DATASET CONTENT >>

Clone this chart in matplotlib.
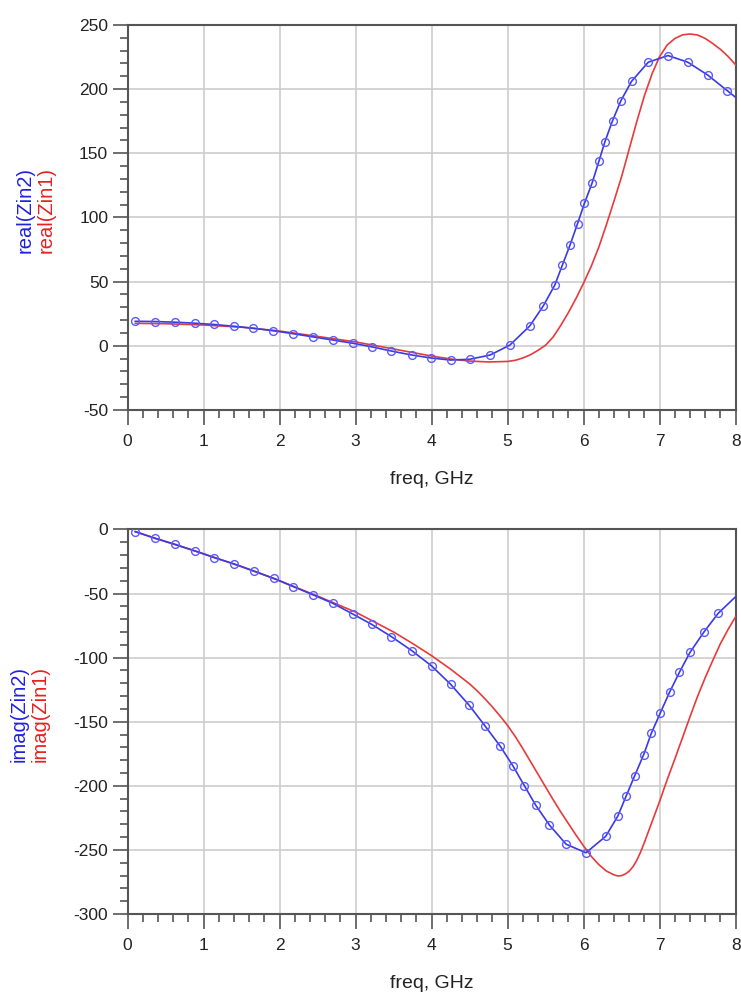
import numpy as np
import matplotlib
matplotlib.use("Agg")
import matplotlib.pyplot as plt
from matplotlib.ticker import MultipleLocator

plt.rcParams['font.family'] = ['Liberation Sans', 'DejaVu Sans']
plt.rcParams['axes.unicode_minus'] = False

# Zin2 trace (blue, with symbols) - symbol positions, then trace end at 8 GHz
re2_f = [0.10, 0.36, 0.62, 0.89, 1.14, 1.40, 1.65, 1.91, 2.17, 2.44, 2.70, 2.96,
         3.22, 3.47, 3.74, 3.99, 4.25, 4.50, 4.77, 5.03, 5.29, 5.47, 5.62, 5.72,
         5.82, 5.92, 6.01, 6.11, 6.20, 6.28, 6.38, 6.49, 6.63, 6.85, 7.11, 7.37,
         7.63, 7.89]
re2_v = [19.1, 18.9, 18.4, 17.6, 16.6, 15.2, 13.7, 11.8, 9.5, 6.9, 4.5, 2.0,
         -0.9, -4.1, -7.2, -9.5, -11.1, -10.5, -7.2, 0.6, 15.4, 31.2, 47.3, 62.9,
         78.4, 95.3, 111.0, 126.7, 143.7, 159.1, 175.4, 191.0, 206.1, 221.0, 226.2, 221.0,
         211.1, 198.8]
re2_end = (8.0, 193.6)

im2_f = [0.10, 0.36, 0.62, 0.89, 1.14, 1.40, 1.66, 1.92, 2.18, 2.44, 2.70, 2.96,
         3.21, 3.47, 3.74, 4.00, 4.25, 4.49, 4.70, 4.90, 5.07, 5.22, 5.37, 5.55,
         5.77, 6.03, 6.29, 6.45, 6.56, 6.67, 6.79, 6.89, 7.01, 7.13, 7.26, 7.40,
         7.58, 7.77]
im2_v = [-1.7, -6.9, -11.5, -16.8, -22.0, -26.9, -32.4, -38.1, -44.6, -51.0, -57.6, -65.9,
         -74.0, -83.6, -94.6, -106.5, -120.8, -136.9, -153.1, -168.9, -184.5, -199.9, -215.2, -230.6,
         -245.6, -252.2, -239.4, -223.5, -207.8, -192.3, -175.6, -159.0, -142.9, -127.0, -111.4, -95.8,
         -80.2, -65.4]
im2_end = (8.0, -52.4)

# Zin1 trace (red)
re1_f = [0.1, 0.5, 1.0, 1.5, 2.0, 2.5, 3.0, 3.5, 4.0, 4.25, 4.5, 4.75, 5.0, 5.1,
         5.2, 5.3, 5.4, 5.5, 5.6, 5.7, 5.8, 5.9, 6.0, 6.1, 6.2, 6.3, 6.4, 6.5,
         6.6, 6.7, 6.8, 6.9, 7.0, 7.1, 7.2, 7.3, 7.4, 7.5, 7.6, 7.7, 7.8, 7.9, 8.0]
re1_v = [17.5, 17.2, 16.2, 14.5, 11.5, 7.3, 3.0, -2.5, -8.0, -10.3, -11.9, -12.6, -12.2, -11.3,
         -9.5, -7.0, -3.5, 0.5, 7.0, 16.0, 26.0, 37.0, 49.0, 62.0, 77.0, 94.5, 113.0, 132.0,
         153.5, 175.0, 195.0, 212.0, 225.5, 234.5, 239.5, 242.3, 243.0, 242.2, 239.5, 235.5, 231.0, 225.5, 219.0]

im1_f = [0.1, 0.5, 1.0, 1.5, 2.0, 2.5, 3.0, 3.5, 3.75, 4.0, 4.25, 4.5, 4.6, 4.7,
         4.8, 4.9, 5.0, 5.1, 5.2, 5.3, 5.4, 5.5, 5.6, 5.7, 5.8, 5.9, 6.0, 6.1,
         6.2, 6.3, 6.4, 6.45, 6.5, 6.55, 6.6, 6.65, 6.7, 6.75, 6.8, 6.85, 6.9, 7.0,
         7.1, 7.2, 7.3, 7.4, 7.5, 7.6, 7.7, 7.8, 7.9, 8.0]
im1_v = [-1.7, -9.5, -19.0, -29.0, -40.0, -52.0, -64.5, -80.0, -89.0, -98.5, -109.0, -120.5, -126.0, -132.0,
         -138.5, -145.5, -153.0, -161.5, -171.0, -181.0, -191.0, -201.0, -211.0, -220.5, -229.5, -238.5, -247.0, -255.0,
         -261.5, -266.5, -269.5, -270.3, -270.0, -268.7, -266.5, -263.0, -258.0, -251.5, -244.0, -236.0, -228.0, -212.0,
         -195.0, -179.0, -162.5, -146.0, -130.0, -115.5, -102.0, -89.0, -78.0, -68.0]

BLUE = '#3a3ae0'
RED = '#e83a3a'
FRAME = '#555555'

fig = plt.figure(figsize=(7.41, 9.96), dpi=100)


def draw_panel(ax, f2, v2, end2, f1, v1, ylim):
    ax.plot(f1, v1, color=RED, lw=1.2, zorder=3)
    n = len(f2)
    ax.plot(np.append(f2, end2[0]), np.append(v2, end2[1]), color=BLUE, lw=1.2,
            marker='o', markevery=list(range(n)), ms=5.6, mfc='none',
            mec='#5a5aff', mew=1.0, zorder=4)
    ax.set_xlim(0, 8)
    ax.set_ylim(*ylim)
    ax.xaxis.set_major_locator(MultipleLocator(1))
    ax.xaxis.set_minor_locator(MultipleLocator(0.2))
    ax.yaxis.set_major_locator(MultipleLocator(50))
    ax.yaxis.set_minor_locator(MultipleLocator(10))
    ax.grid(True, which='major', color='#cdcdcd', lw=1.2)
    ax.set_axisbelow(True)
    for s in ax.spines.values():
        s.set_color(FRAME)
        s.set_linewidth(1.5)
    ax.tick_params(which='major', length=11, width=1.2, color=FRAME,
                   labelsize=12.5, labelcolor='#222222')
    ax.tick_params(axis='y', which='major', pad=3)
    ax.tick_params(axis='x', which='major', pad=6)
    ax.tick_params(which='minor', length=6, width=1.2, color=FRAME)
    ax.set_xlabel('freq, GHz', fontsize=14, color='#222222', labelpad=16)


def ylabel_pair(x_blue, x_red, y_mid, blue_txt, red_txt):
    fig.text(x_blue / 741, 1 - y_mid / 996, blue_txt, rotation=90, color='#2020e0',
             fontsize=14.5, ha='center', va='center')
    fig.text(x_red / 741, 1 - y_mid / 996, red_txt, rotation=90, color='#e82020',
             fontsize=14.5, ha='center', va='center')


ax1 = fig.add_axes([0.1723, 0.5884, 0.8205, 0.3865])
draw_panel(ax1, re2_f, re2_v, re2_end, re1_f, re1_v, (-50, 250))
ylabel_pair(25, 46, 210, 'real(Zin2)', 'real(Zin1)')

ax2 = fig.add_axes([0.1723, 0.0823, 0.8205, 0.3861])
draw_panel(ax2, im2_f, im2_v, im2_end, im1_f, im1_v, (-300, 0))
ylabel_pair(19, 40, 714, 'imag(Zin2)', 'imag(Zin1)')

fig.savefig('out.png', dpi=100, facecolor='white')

SHORT EXERCISE >> Leave out the pictures and restate, word for word, the lines from the top of the data through the line containing "231.0, 225.5, 219.0]", both included.

EXERCISE RESPONSE >>
Clone this chart in matplotlib.
import numpy as np
import matplotlib
matplotlib.use("Agg")
import matplotlib.pyplot as plt
from matplotlib.ticker import MultipleLocator

plt.rcParams['font.family'] = ['Liberation Sans', 'DejaVu Sans']
plt.rcParams['axes.unicode_minus'] = False

# Zin2 trace (blue, with symbols) - symbol positions, then trace end at 8 GHz
re2_f = [0.10, 0.36, 0.62, 0.89, 1.14, 1.40, 1.65, 1.91, 2.17, 2.44, 2.70, 2.96,
         3.22, 3.47, 3.74, 3.99, 4.25, 4.50, 4.77, 5.03, 5.29, 5.47, 5.62, 5.72,
         5.82, 5.92, 6.01, 6.11, 6.20, 6.28, 6.38, 6.49, 6.63, 6.85, 7.11, 7.37,
         7.63, 7.89]
re2_v = [19.1, 18.9, 18.4, 17.6, 16.6, 15.2, 13.7, 11.8, 9.5, 6.9, 4.5, 2.0,
         -0.9, -4.1, -7.2, -9.5, -11.1, -10.5, -7.2, 0.6, 15.4, 31.2, 47.3, 62.9,
         78.4, 95.3, 111.0, 126.7, 143.7, 159.1, 175.4, 191.0, 206.1, 221.0, 226.2, 221.0,
         211.1, 198.8]
re2_end = (8.0, 193.6)

im2_f = [0.10, 0.36, 0.62, 0.89, 1.14, 1.40, 1.66, 1.92, 2.18, 2.44, 2.70, 2.96,
         3.21, 3.47, 3.74, 4.00, 4.25, 4.49, 4.70, 4.90, 5.07, 5.22, 5.37, 5.55,
         5.77, 6.03, 6.29, 6.45, 6.56, 6.67, 6.79, 6.89, 7.01, 7.13, 7.26, 7.40,
         7.58, 7.77]
im2_v = [-1.7, -6.9, -11.5, -16.8, -22.0, -26.9, -32.4, -38.1, -44.6, -51.0, -57.6, -65.9,
         -74.0, -83.6, -94.6, -106.5, -120.8, -136.9, -153.1, -168.9, -184.5, -199.9, -215.2, -230.6,
         -245.6, -252.2, -239.4, -223.5, -207.8, -192.3, -175.6, -159.0, -142.9, -127.0, -111.4, -95.8,
         -80.2, -65.4]
im2_end = (8.0, -52.4)

# Zin1 trace (red)
re1_f = [0.1, 0.5, 1.0, 1.5, 2.0, 2.5, 3.0, 3.5, 4.0, 4.25, 4.5, 4.75, 5.0, 5.1,
         5.2, 5.3, 5.4, 5.5, 5.6, 5.7, 5.8, 5.9, 6.0, 6.1, 6.2, 6.3, 6.4, 6.5,
         6.6, 6.7, 6.8, 6.9, 7.0, 7.1, 7.2, 7.3, 7.4, 7.5, 7.6, 7.7, 7.8, 7.9, 8.0]
re1_v = [17.5, 17.2, 16.2, 14.5, 11.5, 7.3, 3.0, -2.5, -8.0, -10.3, -11.9, -12.6, -12.2, -11.3,
         -9.5, -7.0, -3.5, 0.5, 7.0, 16.0, 26.0, 37.0, 49.0, 62.0, 77.0, 94.5, 113.0, 132.0,
         153.5, 175.0, 195.0, 212.0, 225.5, 234.5, 239.5, 242.3, 243.0, 242.2, 239.5, 235.5, 231.0, 225.5, 219.0]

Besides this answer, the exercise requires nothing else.